# Set exercise:
Quote exactly and only this range of lines in the data below: the line that holds "Generate a component" to the line that holds "const titleText = 'Rolling Rates';", both included.
### Task material
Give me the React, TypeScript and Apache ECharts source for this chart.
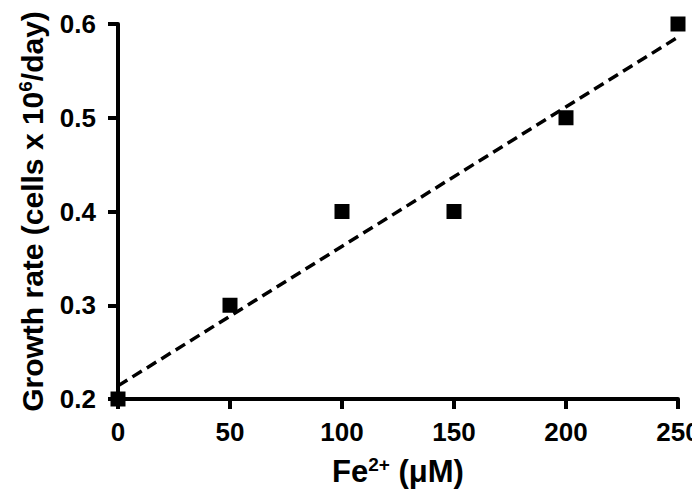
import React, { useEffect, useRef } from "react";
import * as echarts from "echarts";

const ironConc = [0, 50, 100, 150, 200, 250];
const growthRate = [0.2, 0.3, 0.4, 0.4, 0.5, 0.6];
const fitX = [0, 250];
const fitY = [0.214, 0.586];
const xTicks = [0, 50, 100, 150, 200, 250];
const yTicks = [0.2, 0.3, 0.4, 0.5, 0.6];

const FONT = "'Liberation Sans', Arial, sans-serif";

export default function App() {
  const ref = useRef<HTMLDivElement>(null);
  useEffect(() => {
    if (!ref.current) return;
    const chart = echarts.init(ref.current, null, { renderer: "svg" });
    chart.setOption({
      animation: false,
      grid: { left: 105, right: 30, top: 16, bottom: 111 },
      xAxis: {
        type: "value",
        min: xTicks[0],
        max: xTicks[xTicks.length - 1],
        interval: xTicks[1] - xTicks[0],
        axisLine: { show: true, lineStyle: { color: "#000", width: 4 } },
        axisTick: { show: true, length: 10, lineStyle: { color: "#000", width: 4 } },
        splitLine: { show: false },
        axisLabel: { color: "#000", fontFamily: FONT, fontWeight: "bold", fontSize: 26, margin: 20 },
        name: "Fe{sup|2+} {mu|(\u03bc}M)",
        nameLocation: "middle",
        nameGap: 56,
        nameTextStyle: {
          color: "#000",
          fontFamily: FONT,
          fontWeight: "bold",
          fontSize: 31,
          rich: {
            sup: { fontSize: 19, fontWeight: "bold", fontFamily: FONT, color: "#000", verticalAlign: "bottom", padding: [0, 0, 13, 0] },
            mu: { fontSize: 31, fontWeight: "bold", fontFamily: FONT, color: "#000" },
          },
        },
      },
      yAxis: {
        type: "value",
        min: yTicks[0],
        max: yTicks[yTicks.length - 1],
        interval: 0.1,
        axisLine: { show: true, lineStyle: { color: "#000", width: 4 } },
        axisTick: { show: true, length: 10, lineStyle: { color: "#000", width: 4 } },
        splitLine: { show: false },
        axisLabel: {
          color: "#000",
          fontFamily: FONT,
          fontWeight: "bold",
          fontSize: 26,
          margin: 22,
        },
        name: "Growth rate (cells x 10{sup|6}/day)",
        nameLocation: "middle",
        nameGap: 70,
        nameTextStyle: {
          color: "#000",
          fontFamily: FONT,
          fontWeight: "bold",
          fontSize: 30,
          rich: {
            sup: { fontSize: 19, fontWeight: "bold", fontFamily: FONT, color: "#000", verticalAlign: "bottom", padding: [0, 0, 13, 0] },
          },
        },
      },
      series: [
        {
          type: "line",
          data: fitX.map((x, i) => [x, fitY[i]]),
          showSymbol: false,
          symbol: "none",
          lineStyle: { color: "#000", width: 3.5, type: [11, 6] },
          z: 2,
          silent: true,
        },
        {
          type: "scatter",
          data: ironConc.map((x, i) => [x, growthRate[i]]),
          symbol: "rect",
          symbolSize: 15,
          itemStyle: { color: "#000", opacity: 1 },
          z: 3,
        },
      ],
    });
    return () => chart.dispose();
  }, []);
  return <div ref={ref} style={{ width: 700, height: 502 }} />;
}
######
### Task material
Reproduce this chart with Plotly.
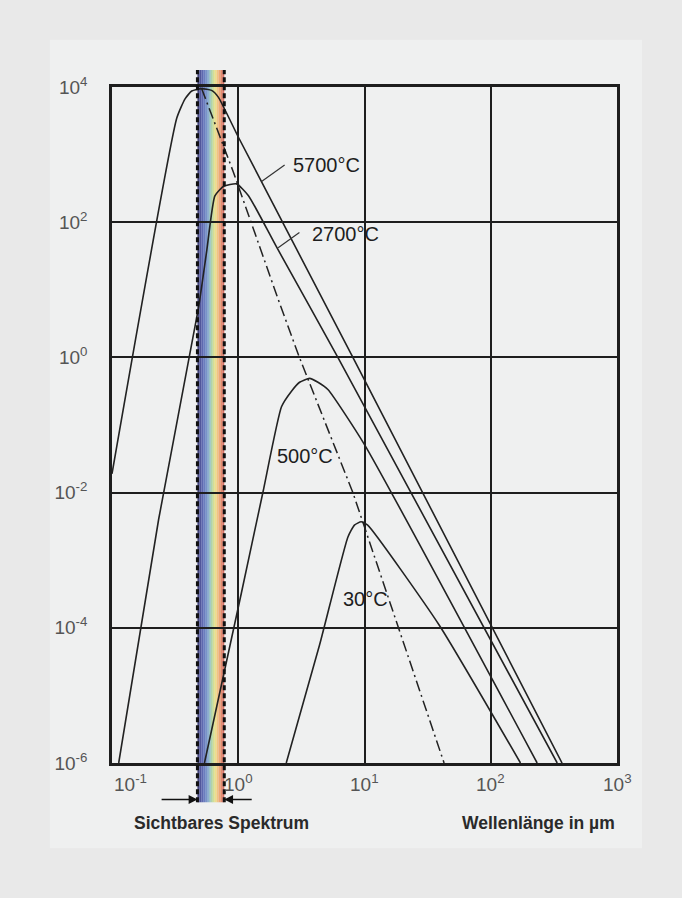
######
### Task material
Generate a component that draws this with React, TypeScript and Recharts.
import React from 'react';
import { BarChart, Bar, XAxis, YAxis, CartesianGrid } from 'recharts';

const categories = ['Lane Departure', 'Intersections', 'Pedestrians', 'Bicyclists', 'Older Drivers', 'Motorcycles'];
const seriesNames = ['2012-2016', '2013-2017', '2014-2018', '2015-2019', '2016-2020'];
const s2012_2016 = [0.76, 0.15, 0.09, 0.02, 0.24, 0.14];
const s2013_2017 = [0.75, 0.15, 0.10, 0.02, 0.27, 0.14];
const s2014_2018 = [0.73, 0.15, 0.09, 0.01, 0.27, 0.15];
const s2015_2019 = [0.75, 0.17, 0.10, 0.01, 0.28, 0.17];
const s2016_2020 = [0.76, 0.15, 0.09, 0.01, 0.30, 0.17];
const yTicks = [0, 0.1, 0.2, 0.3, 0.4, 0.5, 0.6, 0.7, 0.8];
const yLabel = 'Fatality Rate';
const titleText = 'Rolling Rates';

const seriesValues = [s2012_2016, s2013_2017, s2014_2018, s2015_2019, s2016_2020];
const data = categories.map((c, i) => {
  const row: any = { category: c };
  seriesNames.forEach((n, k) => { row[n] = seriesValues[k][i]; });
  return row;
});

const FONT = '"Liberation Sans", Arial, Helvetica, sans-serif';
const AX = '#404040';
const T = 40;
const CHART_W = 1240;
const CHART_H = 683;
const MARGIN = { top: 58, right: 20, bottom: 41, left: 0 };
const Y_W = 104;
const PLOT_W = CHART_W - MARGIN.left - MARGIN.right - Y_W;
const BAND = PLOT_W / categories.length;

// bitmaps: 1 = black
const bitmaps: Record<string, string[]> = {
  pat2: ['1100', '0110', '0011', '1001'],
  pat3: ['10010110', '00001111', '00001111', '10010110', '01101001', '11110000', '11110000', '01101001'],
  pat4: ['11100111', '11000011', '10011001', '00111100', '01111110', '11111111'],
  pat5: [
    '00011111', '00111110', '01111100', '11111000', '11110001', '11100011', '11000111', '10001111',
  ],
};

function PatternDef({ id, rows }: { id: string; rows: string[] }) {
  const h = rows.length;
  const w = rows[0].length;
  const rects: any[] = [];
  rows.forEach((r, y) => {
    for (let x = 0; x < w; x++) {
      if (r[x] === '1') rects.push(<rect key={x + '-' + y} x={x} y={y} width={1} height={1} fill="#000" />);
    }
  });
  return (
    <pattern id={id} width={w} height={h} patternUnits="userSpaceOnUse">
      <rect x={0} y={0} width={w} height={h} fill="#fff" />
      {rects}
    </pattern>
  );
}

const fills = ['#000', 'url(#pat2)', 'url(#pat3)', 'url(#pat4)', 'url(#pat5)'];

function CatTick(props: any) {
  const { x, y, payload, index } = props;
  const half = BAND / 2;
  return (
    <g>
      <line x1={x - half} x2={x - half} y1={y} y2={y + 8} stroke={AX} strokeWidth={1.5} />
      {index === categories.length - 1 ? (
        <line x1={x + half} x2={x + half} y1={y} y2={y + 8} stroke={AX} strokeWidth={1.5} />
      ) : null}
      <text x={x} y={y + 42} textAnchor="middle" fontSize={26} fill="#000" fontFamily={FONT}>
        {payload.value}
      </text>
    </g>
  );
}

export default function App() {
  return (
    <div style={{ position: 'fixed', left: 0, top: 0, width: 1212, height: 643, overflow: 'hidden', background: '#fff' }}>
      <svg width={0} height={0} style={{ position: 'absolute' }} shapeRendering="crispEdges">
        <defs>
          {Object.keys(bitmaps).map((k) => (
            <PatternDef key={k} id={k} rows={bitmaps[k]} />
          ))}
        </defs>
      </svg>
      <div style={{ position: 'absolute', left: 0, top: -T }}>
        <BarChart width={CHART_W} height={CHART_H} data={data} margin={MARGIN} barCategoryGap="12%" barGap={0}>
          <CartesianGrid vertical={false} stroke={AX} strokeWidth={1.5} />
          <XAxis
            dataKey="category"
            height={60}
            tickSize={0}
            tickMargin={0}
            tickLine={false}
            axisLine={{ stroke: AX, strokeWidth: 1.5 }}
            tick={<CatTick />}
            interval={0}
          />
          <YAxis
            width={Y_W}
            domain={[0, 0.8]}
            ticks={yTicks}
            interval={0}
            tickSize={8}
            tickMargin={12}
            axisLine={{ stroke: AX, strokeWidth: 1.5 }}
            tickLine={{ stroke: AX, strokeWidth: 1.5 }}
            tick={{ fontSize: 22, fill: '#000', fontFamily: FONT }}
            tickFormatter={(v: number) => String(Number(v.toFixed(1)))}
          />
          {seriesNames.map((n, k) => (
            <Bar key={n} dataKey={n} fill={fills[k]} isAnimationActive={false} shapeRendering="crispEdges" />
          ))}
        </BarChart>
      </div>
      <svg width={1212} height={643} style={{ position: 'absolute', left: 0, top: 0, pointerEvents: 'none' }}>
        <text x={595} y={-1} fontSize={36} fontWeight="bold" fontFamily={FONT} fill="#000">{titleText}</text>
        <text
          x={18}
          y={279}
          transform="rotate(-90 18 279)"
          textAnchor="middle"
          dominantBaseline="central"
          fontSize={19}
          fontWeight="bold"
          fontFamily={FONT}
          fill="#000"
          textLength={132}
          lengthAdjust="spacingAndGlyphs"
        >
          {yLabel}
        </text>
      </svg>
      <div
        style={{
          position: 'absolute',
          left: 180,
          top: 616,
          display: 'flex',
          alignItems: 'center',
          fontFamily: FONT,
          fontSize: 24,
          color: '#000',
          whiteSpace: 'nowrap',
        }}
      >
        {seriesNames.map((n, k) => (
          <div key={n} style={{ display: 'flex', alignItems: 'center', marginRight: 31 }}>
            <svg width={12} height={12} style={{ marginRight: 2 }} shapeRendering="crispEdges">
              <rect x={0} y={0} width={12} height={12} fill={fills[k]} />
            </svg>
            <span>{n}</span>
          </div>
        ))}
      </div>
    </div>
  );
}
######
# Solved exercise:
Generate a component that draws this with React, TypeScript and Recharts.
import React from 'react';
import { BarChart, Bar, XAxis, YAxis, CartesianGrid } from 'recharts';

const categories = ['Lane Departure', 'Intersections', 'Pedestrians', 'Bicyclists', 'Older Drivers', 'Motorcycles'];
const seriesNames = ['2012-2016', '2013-2017', '2014-2018', '2015-2019', '2016-2020'];
const s2012_2016 = [0.76, 0.15, 0.09, 0.02, 0.24, 0.14];
const s2013_2017 = [0.75, 0.15, 0.10, 0.02, 0.27, 0.14];
const s2014_2018 = [0.73, 0.15, 0.09, 0.01, 0.27, 0.15];
const s2015_2019 = [0.75, 0.17, 0.10, 0.01, 0.28, 0.17];
const s2016_2020 = [0.76, 0.15, 0.09, 0.01, 0.30, 0.17];
const yTicks = [0, 0.1, 0.2, 0.3, 0.4, 0.5, 0.6, 0.7, 0.8];
const yLabel = 'Fatality Rate';
const titleText = 'Rolling Rates';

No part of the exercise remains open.